BEGIN Given information

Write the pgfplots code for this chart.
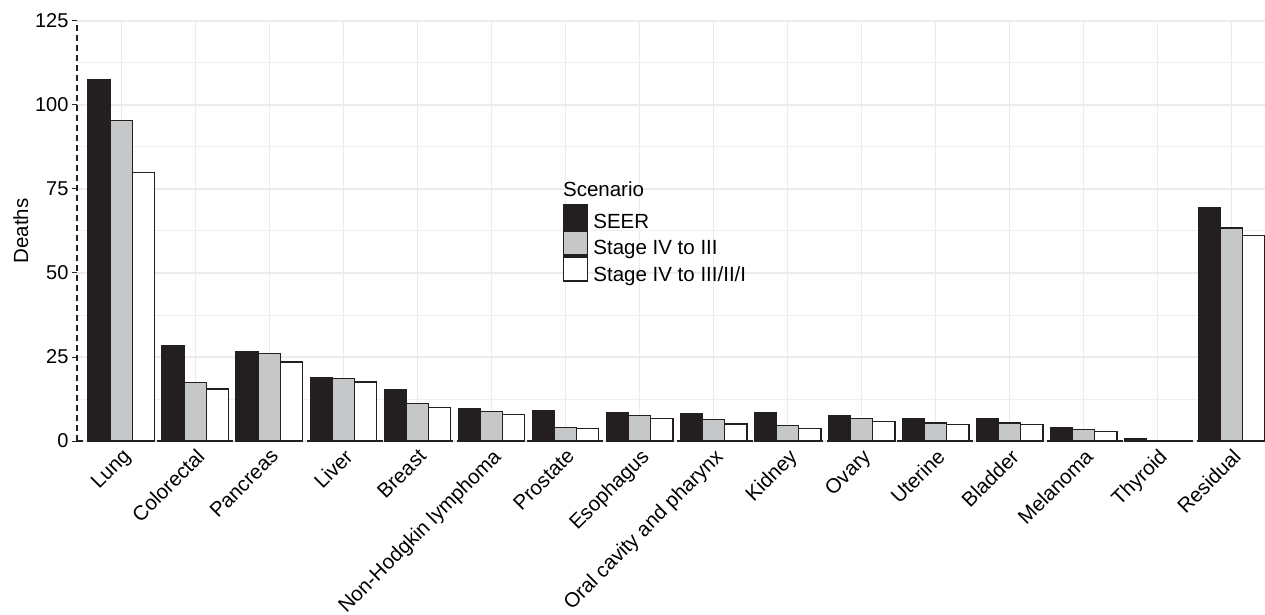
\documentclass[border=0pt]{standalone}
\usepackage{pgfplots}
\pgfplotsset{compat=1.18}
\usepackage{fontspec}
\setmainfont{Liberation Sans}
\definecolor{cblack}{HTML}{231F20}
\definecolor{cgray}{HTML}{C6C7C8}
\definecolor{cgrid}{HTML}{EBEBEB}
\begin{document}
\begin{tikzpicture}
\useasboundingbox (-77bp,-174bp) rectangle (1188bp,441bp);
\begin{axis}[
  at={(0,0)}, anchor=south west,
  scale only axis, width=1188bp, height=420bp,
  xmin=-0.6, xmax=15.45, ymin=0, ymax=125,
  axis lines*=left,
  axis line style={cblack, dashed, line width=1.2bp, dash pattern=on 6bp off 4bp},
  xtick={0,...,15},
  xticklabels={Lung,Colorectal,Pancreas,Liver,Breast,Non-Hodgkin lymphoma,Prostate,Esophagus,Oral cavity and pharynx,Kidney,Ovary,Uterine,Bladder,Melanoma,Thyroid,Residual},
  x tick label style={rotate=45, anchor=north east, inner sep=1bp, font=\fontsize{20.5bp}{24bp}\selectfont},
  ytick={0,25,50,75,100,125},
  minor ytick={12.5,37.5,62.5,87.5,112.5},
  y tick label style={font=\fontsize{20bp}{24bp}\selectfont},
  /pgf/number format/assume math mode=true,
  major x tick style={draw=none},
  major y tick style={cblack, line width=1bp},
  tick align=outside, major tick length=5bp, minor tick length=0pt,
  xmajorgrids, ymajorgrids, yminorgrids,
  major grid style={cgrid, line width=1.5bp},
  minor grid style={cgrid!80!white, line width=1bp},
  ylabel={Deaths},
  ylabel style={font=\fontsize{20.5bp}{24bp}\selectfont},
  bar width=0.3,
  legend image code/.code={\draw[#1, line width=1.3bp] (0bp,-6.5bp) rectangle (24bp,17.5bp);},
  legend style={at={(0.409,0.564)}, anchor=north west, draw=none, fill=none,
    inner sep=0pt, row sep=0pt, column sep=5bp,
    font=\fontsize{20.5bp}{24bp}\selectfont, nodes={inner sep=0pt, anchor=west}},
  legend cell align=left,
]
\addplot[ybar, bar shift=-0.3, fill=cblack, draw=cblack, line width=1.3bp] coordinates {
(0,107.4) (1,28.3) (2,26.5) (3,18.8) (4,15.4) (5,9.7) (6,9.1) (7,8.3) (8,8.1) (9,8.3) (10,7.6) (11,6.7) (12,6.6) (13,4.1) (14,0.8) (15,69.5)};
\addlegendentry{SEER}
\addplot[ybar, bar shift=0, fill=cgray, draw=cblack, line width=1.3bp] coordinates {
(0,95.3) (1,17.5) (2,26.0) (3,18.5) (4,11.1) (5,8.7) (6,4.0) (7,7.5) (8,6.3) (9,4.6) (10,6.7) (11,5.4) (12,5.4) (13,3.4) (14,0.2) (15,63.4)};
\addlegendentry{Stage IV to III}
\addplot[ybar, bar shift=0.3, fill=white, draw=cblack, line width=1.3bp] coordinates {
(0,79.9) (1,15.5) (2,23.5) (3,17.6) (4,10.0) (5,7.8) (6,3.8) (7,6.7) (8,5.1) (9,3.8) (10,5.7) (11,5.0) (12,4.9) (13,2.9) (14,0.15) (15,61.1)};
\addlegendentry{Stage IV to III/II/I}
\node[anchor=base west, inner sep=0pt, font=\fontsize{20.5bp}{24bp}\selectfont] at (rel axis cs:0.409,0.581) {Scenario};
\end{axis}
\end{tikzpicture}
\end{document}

END Given information

(Exercise): Gather each line holding the string "code".

(Solution to this task):
Write the pgfplots code for this chart.
  legend image code/.code={\draw[#1, line width=1.3bp] (0bp,-6.5bp) rectangle (24bp,17.5bp);},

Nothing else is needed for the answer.